Posted Wednesday, Sept. 20, 2000, at 4:15 PM ET

Jim and Tony,

I confess I may not be quite the Vidalian you both seem to be. He's a considerable figure, a civilized and intelligent man of letters, and some of his work will endure. But he's also a member of what Tom Brokaw has called "the greatest generation," and that description justly applies to writers as well as to World War II infantrymen. The novelists who came to prominence during the war and the decade following probably included a higher density of heavyweight talent than any other in our history. In that impressive company, Vidal holds a respectable place, but not, I think, a stellar one.
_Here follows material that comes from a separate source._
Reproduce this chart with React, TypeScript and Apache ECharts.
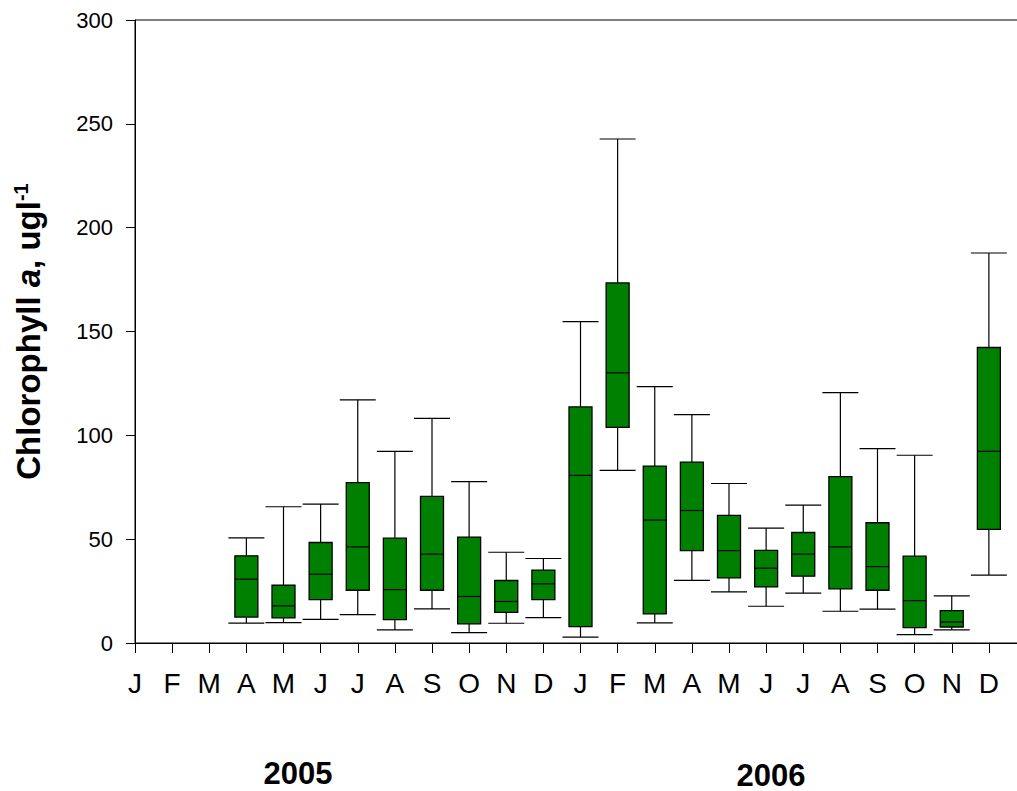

I even find myself resisting the contrarian qualities he enjoys displaying, and which both of you applaud. They're in a grand old American tradition, and it's obviously a healthy thing to have our national shibboleths questioned, but his iconoclasm is so unrelenting it can seem knee-jerk. Was the Cold War a transparent fiction designed to promote American imperialism? Not if the recently opened KGB archives are any indication. Was Alger Hiss framed? Were the Rosenbergs innocent? Probably not. Did FDR deliberately engineer a Japanese sneak attack on American Pacific forces? Well, perhaps in the same sense that Lincoln, unwilling for political reasons to initiate the impending hostilities, engineered the firing upon Fort Sumter, but surely not out of some intricate, covert scheme of world conquest.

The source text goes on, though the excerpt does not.